My second of three auctions wrapped up Tuesday evening, and it’s no surprise that for the second time in as many auctions I did not leave with the team I expected to get.
Not that there’s anything wrong with that.
You can’t go into an auction without a plan; I’ve tried “winging” it, and you wind up with a team that lacks focus. You spend the whole time in scramble mode, which leads to poor choices. And that, in turn, leads to playing catchup on the waiver wire the entire season.
So prior to each auction, I sit down with my projected player values—based on previous year’s auctions, other auctions I’ve been in, mock auctions I’ve done, and values from The Huddle’s auction cheat sheet—and try to plug the pieces into the puzzle. More often than not I follow a “silo” approach (as opposed to the top-heavy “pyramid” or “studs & scrubs”), and I’ve found that it’s generally cheaper to acquire elite wide receivers than running backs. I also have a tendency to not spend much early unless I see a tremendous value, opting instead to hold money past the first third when I usually find myself in position to control the board.

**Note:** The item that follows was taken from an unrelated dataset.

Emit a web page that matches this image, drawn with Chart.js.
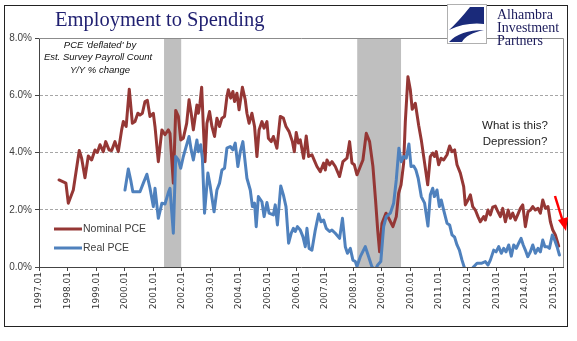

With all that in mind, I’ll plug in players that I like and see what kind of team I expect to construct. Then I’ll bring that budget to my auction on a separate grid from the one I use to track my (and every other team’s) players and remaining money. When I get a player, I’ll put him in the appropriate budget slot and determine if I need to redistribute the wealth one way or another.
And thus far this year, that budget page has had a whole lot of scribbling and redistributing.
Without divulging too much of my game plan (because I still have one auction remaining, and that group isn’t afraid to quote back to me things I’ve written on certain players when I throw them out for bidding), I can safely say that the elite running backs aren’t going for the premium prices they usually do. However, that means the mid-tier backs—the ones those who spend big on wideouts usually expect to get in the low- to mid-teens in a $100 cap auction—are pricier than expected. You have to dig a little deeper—and incur a little more risk—to get some RB values; that said, spending $8 instead of $12 does free you up to spend a couple bucks more on those elite receivers—turning, say, Dwayne Bowe or Marques Colston into Calvin Johnson or Greg Jennings.
There also seems to be a sharper line between the mid-tier and bottom-tier guys. More owners are inclined to spend heavily on their core group of starters, then rely on $1 and $2 finds for backups. If you’re fortunate enough to fill your core group on the cheap, saving enough for three or four late $2 bids will not only give you the run of the board at the end of the evening—in essence, playing “name your sleeper”—it also drives those who made an early visit to “dollar days” into an absolute tizzy.
And a frazzled bidder makes mistakes—mistakes you can capitalize on.
If, of course, you’ve got a Plan B… just in case.